The plain barber had lived with his son for thirty years, and had seen him gain wealth and renown. He could do little save to encourage with his affection and be proud and grateful for the painter's success. And this was enough. He was buried in St. Paul's, Covent Garden, the artist writing this inscription for his monument:—

IN THE VAULT
BENEATH AND NEAR THIS PLACE
ARE DEPOSITED THE REMAINS OF
WILLIAM TURNER,
MANY YEARS AN INHABITANT OF THIS PARISH,
WHO DIED
SEPTEMBER 21ST, 1830.
TO HIS MEMORY AND OF HIS WIFE,
MARY ANN,
THEIR SON J. M. W. TURNER, R. A.,
HAS PLACED THIS TABLET,
AUGUST, 1832.

In 1832, Turner exhibited his memorable "Childe Harold's Pilgrimage; Italy," in which he seemed to combine the mountains, the trees, the cities, and the skies he had loved in that beautiful country. From 1833 to 1835 he produced his exquisite series, "The Rivers of France." Ruskin says: "Of all foreign countries, Turner has most entirely entered into the spirit of France; partly because here he found more fellowship of scene with his own England; partly because an amount of thought which will miss of Italy or Switzerland will fathom France; partly because there is in the French foliage and forms of ground much that is especially congenial with his own peculiar choice of form.... He still remains the only, but in himself the sufficient, painter of French landscape."

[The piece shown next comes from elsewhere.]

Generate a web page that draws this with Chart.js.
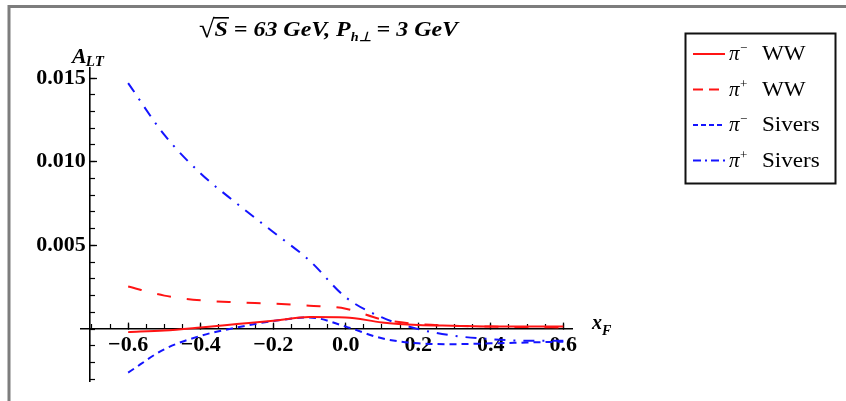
<!DOCTYPE html>
<html>
<head>
<meta charset="utf-8">
<script src="https://cdn.jsdelivr.net/npm/chart.js@4.4.1/dist/chart.umd.min.js"></script>
<style>
  body { margin: 0; background: #fff; }
  #wrap { width: 846px; height: 401px; }
</style>
</head>
<body>
<div id="wrap"><canvas id="myChart" width="846" height="401"></canvas></div>
<script>
// values
const xValues = [-0.6, -0.5, -0.4, -0.3, -0.2, -0.1, 0.0, 0.1, 0.2, 0.3, 0.4, 0.5, 0.6];
const piMinusWW = [-0.00018, -0.00008, 0.0001, 0.0003, 0.0005, 0.00072, 0.0007, 0.0004, 0.00025, 0.0002, 0.00015, 0.00015, 0.00015];
const piPlusWW = [0.00255, 0.0020, 0.00172, 0.0016, 0.00152, 0.0014, 0.00122, 0.00058, 0.0003, 0.0002, 0.00015, 0.00012, 0.0001];
const piMinusSivers = [-0.0026, -0.0012, -0.0004, 0.0001, 0.00048, 0.0007, 0.00015, -0.00055, -0.00085, -0.0009, -0.00085, -0.0008, -0.00075];
const piPlusSivers = [0.0147, 0.0116, 0.0093, 0.0075, 0.0058, 0.0041, 0.0019, 0.0007, 0.0, -0.0004, -0.0006, -0.0007, -0.0007];

const seriesLabels = ["π⁻ WW", "π⁺ WW", "π⁻ Sivers", "π⁺ Sivers"];
const xTickValues = [-0.6, -0.4, -0.2, 0.0, 0.2, 0.4, 0.6];
const yTickValues = [0.005, 0.010, 0.015];

const xMin = -0.73, xMax = 0.624, yMin = -0.0031, yMax = 0.0156;
const yAxisAt = -0.705;

const red = "rgb(255,20,20)";
const blue = "rgb(20,20,255)";
const serif = "'Liberation Serif', 'Times New Roman', serif";

function toPoints(ys) {
    return xValues.map((x, i) => ({ x: x, y: ys[i] }));
}

function minorTicks(from, to, step) {
    const out = [];
    for (let k = Math.round(from / step); k * step <= to + 1e-9; k++) out.push({ value: k * step });
    return out;
}

function lineStyle(color, dash, legendDash) {
    return {
        borderColor: color, backgroundColor: color, borderWidth: 2, borderDash: dash,
        legendDash: legendDash, pointRadius: 0, fill: false,
        cubicInterpolationMode: "monotone", xAxisID: "x", yAxisID: "y"
    };
}

const datasets = [
    Object.assign({ label: seriesLabels[0], data: toPoints(piMinusWW) }, lineStyle(red, [], [])),
    Object.assign({ label: seriesLabels[1], data: toPoints(piPlusWW) }, lineStyle(red, [14, 16], [10, 6])),
    Object.assign({ label: seriesLabels[2], data: toPoints(piMinusSivers) }, lineStyle(blue, [7, 5], [5, 3])),
    Object.assign({ label: seriesLabels[3], data: toPoints(piPlusSivers) }, lineStyle(blue, [11, 8, 2, 8], [8, 4, 2, 4]))
];

// frame, title, axis names and the boxed legend
const decorations = {
    id: "decorations",
    beforeDraw(chart) {
        const ctx = chart.ctx;
        ctx.save();
        ctx.fillStyle = "#fff";
        ctx.fillRect(0, 0, chart.width, chart.height);
        ctx.strokeStyle = "#7d7d7d";
        ctx.lineWidth = 3;
        ctx.strokeRect(9, 6.5, chart.width + 20, chart.height + 20);
        ctx.restore();
    },
    afterDraw(chart) {
        const ctx = chart.ctx;
        const xs = chart.scales.x, ys = chart.scales.y;
        ctx.save();
        ctx.fillStyle = "#000";
        ctx.textBaseline = "alphabetic";

        // title
        const big = "italic bold 22px " + serif;
        const parts = [
            { t: "√", f: "bold 26px " + serif, dy: 1 },
            { t: "S", f: big, dy: 0, over: true },
            { t: " = 63 GeV, P", f: big, dy: 0 },
            { t: "h⊥", f: "italic bold 13px " + serif, dy: 5 },
            { t: " = 3 GeV", f: big, dy: 0 }
        ];
        let total = 0;
        parts.forEach(p => { ctx.font = p.f; p.w = ctx.measureText(p.t).width; total += p.w; });
        const sx = 259 / total;
        ctx.save();
        ctx.translate(199, 36);
        ctx.scale(sx, 1);
        let cx = 0;
        parts.forEach(p => {
            ctx.font = p.f;
            ctx.fillText(p.t, cx, p.dy);
            if (p.over) {
                ctx.fillRect(cx - 1, -19, p.w + 2, 1.6);
            }
            cx += p.w;
        });
        ctx.restore();

        // axis names
        const axisX = xs.getPixelForValue(yAxisAt);
        const axisY = ys.getPixelForValue(0);
        ctx.font = "italic bold 22px " + serif;
        ctx.fillText("A", axisX - 18, ys.top - 5);
        let wA = ctx.measureText("A").width;
        ctx.font = "italic bold 15px " + serif;
        ctx.fillText("LT", axisX - 18 + wA - 1, ys.top - 2.5);

        ctx.font = "italic bold 20px " + serif;
        ctx.fillText("x", xs.right + 20, axisY);
        let wx = ctx.measureText("x").width;
        ctx.font = "italic bold 14px " + serif;
        ctx.fillText("F", xs.right + 20 + wx, axisY + 6);

        // legend
        ctx.strokeStyle = "#111";
        ctx.lineWidth = 2;
        ctx.strokeRect(685.5, 33.5, 150, 150);
        chart.data.datasets.forEach((ds, i) => {
            const y = 54 + i * 35.5;
            ctx.strokeStyle = ds.borderColor;
            ctx.lineWidth = 2;
            ctx.setLineDash(ds.legendDash);
            ctx.beginPath();
            ctx.moveTo(693, y);
            ctx.lineTo(725, y);
            ctx.stroke();
            ctx.setLineDash([]);
            const sign = ds.label.charAt(1) === "⁻" ? "−" : "+";
            const word = ds.label.slice(3);
            ctx.fillStyle = "#000";
            ctx.font = "italic 21px " + serif;
            ctx.fillText("π", 729, y + 6);
            ctx.font = "13px " + serif;
            ctx.fillText(sign, 740, y - 2);
            ctx.save();
            ctx.translate(762, y + 6);
            ctx.scale(1.1, 1);
            ctx.font = "21px " + serif;
            ctx.fillText(word, 0, 0);
            ctx.restore();
        });
        ctx.restore();
    }
};

const tickFont = { family: serif, size: 22, weight: "bold" };

const ctx = document.getElementById("myChart").getContext("2d");
const myChart = new Chart(ctx, {
    type: "line",
    data: { datasets: datasets },
    options: {
        responsive: false,
        animation: false,
        devicePixelRatio: 1,
        layout: { padding: { left: 81, right: 274, top: 68, bottom: 20 } },
        plugins: { legend: { display: false }, tooltip: { enabled: false } },
        scales: {
            x: {
                type: "linear", axis: "x", min: xMin, max: xMax, position: { y: 0 },
                afterBuildTicks: s => { s.ticks = xTickValues.map(v => ({ value: v })); },
                afterFit: s => { s.height = 0; },
                grid: { display: true, drawOnChartArea: false, drawTicks: true, tickLength: -7, tickColor: "#000", tickWidth: 1.3 },
                border: { display: true, color: "#000", width: 1.6 },
                ticks: {
                    autoSkip: false, maxRotation: 0, padding: 10, color: "#000", font: tickFont,
                    callback: v => (v < -1e-9 ? "−" : "") + Math.abs(v).toFixed(1)
                }
            },
            y: {
                type: "linear", axis: "y", min: yMin, max: yMax, position: { x: yAxisAt },
                afterBuildTicks: s => { s.ticks = yTickValues.map(v => ({ value: v })); },
                afterFit: s => { s.width = 0; },
                grid: { display: true, drawOnChartArea: false, drawTicks: true, tickLength: -8, tickColor: "#000", tickWidth: 1.3 },
                border: { display: true, color: "#000", width: 1.6 },
                ticks: {
                    autoSkip: false, padding: 0, color: "#000", font: tickFont,
                    callback: v => v.toFixed(3) + "\u2009"
                }
            },
            xMinor: {
                type: "linear", axis: "x", min: xMin, max: xMax, position: { y: 0 },
                afterBuildTicks: s => { s.ticks = minorTicks(-0.7, 0.6, 0.05); },
                afterFit: s => { s.height = 0; },
                grid: { display: true, drawOnChartArea: false, drawTicks: true, tickLength: -5, tickColor: "#000", tickWidth: 1.2 },
                border: { display: false },
                ticks: { display: false, autoSkip: false }
            },
            yMinor: {
                type: "linear", axis: "y", min: yMin, max: yMax, position: { x: yAxisAt },
                afterBuildTicks: s => { s.ticks = minorTicks(-0.003, 0.015, 0.001); },
                afterFit: s => { s.width = 0; },
                grid: { display: true, drawOnChartArea: false, drawTicks: true, tickLength: -5, tickColor: "#000", tickWidth: 1.2 },
                border: { display: false },
                ticks: { display: false, autoSkip: false }
            }
        }
    },
    plugins: [decorations]
});
</script>
</body>
</html>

In 1833 Turner exhibited the first of his eleven remarkable Venetian pictures, one of the finest being, "The Sun of Venice going to Sea." "The characteristics which they have in common," says Hamerton, "are splendor of color and carelessness of form; the color being, in most instances, really founded upon the true Venetian color, but worked up to the utmost brilliance which the palette would allow, the forms simply sketched, exactly on the principles of the artist's own free sketching in water colors.... It is believed, and with probability, that he blocked out the picture almost entirely in pure white, with only some very pale tinting, just to mark the position of the objects, and that this white preparation was thick and loaded from the beginning. On this he afterwards painted thinly in oil or water-color, or both, so that the brilliance of the white shone through the color, and gave it that very luminous quality which it possesses. This is simply a return to the early Flemish practice of painting thinly on a light ground, with the difference, however, that Turner made a fresh ground of his own between the canvas and his bright colors, and that the modelling of the impasto with the brush was done in this thick white. The result was to unite the brilliance of water-color to the varied and rich surface of massive oil-painting."

These pictures called forth much adverse criticism, but they soon had a Herculean defender in the "Oxford Undergraduate" of 1836, the Ruskin of "Modern Painters." In 1839, Turner exhibited "The fighting Téméraire tugged to her last berth to be broken up, 1838." Thornbury tells how the subject was suggested to Turner.

"In 1838, Turner was with Stanfield and a party of brother artists on one of those holiday excursions, in which he so delighted, probably to end with whitebait and champagne at Greenwich. It was at these times that Turner talked and joked his best, snatching, now and then, a moment to print on his quick brain some tone of sky, some gleam of water, some sprinkling light of oar, some glancing sunshine cross-barring a sail. Suddenly there moved down upon the artist's boat the grand old vessel that had been taken prisoner at the Nile and that led the van at Trafalgar. She loomed pale and ghostly, and was being towed to her last moorings at Deptford by a little fiery, puny steam-tug.